Readings in Contemporary Poetry

June Jordan

Introduction by Brighde Mullins

A poet who desires a larger than personal narrative and who commits to a vision that is responsive to the very world that we live in is one that is truly taking risks. The effect of reading June Jordan's work is that it makes a reader less capable of passing by, less susceptible to coercion. June Jordan is insistent. PAY ATTENTION, she says. DID YOUR TEACHERS EVER TELL YOU? she asks. CAN YOU SAY IT? She prompts. She sifts through the detritus of the daily injustices and horrors and she iterates and re-iterates that language is a site for revelation, that poetry is a site for imagined changes to begin.
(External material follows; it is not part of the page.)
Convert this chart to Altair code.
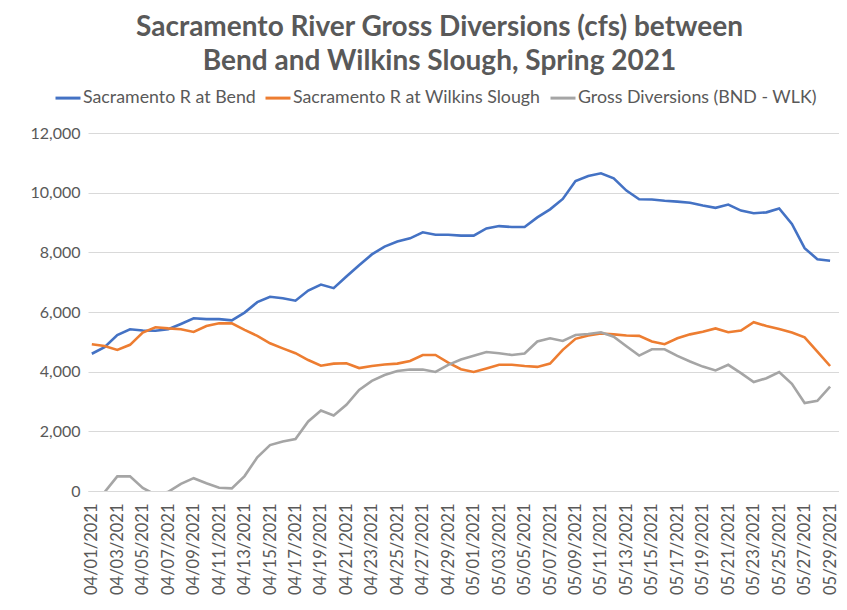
import altair as alt
import pandas as pd

dates = [f"04/{d:02d}/2021" for d in range(1, 31)] + [f"05/{d:02d}/2021" for d in range(1, 30)]

bend = [4600, 4820, 5230, 5420, 5380, 5370, 5420, 5600, 5790, 5760,
        5760, 5720, 5980, 6330, 6510, 6460, 6380, 6720, 6920, 6800,
        7190, 7570, 7930, 8190, 8360, 8470, 8670, 8590, 8590, 8560,
        8560, 8800, 8880, 8850, 8850, 9170, 9440, 9790, 10390, 10560,
        10650, 10480, 10070, 9780, 9770, 9730, 9700, 9660, 9570, 9490,
        9600, 9400, 9310, 9340, 9470, 8950, 8140, 7770, 7720]

wilkins = [4920, 4860, 4730, 4900, 5310, 5490, 5450, 5420, 5330, 5530,
           5620, 5620, 5400, 5200, 4950, 4780, 4620, 4390, 4200, 4270,
           4280, 4120, 4190, 4240, 4270, 4360, 4560, 4560, 4300, 4080,
           3990, 4110, 4230, 4230, 4190, 4160, 4270, 4730, 5100, 5210,
           5280, 5250, 5210, 5200, 5010, 4920, 5120, 5250, 5340, 5450,
           5320, 5380, 5660, 5530, 5430, 5310, 5150, 4670, 4190]

gross = [-320, -40, 490, 490, 100, -120, -30, 240, 430, 260,
         110, 90, 500, 1130, 1540, 1660, 1740, 2330, 2700, 2530,
         2890, 3390, 3690, 3890, 4020, 4070, 4070, 3990, 4230, 4410,
         4530, 4660, 4620, 4560, 4610, 5010, 5120, 5030, 5230, 5260,
         5320, 5170, 4850, 4540, 4750, 4750, 4530, 4340, 4170, 4040,
         4230, 3950, 3650, 3780, 3990, 3590, 2950, 3020, 3500]

series_names = ["Sacramento R at Bend", "Sacramento R at Wilkins Slough",
                "Gross Diversions (BND - WLK)"]
series_colors = ["#4472C4", "#ED7D31", "#A5A5A5"]
y_ticks = [0, 2000, 4000, 6000, 8000, 10000, 12000]
x_label_dates = dates[::2]
title_lines = ["Sacramento River Gross Diversions (cfs) between",
               "Bend and Wilkins Slough, Spring 2021"]

rows = []
for name, vals in zip(series_names, [bend, wilkins, gross]):
    for d, v in zip(dates, vals):
        rows.append({"date": d, "series": name, "value": v})
df = pd.DataFrame(rows)

FONT = "Lato"
TXT = "#595959"
GRID = "#D9D9D9"

chart = alt.Chart(df).mark_line(strokeWidth=2.6, clip=True).encode(
    x=alt.X(
        "date:O", sort=dates,
        scale=alt.Scale(type="point", padding=0.5, align=0.3),
        axis=alt.Axis(values=x_label_dates, labelAngle=-90, title=None,
                      labelFont=FONT, labelFontSize=16.5, labelColor=TXT,
                      labelPadding=12, ticks=False, grid=False,
                      domainColor=GRID, domainWidth=1),
    ),
    y=alt.Y(
        "value:Q",
        scale=alt.Scale(domain=[0, 12000], nice=False, zero=True),
        axis=alt.Axis(values=y_ticks, format=",.0f", title=None,
                      labelFont=FONT, labelFontSize=16, labelColor=TXT,
                      labelPadding=8, ticks=False, domain=False,
                      gridColor=GRID, gridWidth=1),
    ),
    color=alt.Color(
        "series:N", sort=series_names,
        scale=alt.Scale(domain=series_names, range=series_colors),
        legend=alt.Legend(orient="none", legendX=-34, legendY=-49,
                          direction="horizontal", title=None,
                          symbolType="stroke", symbolSize=625,
                          symbolStrokeWidth=3, labelFont=FONT,
                          labelFontSize=17.8, labelColor=TXT, labelLimit=0,
                          labelOffset=1, columnPadding=3),
    ),
).properties(
    width=751, height=358,
    autosize=alt.AutoSizeParams(type="none"),
    padding={"left": 80, "top": 125, "right": 0, "bottom": 111},
    title=alt.TitleParams(text=title_lines, font=FONT, fontSize=28,
                          fontWeight="bold", color=TXT, anchor="middle",
                          frame="group", lineHeight=34, offset=8, dx=-24),
).configure_view(stroke=None)

chart.save("out.html", embed_options={"renderer": "svg", "actions": False})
June Jordan has re-vitalized the task of the poet. POET not as autonomous ego, but as shaper of meanings, as active participant.

The description of the shaman, the proto-poet, is "The one whose eyes are open." (I'm) "a female member of an endangered species, I am searching for relevant proof." she says.

In her essays, her plays, her poems, she requires that we look at ourselves. In her collection, entitled Haruko/Love Poems, she gathers love poems, new and selected, twenty-two years worth. Haruko/Love Poems explores the terrain between two ways of wanting: the desire for autonomy and the desire for community. This crucial juncture, this overlap, involves levels of risk and disclosure. What does it mean to take on, to take up, with another person? In an earlier book Jordan writes "at some point you have to trust somebody else." Her work is concerned with survival, with trust, between two people as well as between communities -- and the fact that her ongoing explorations have culminated, for now, in this passionate selection -- is hopeful and powerful. These somatically charged poems are proof that like charity, every revolution begins at home.

I'll close by quoting some exuberant lines: "...if I tell you how my heart swings wide enough to motivate flirtations with the trees, or how the happiness of passion freaks inside me, will you then believe?"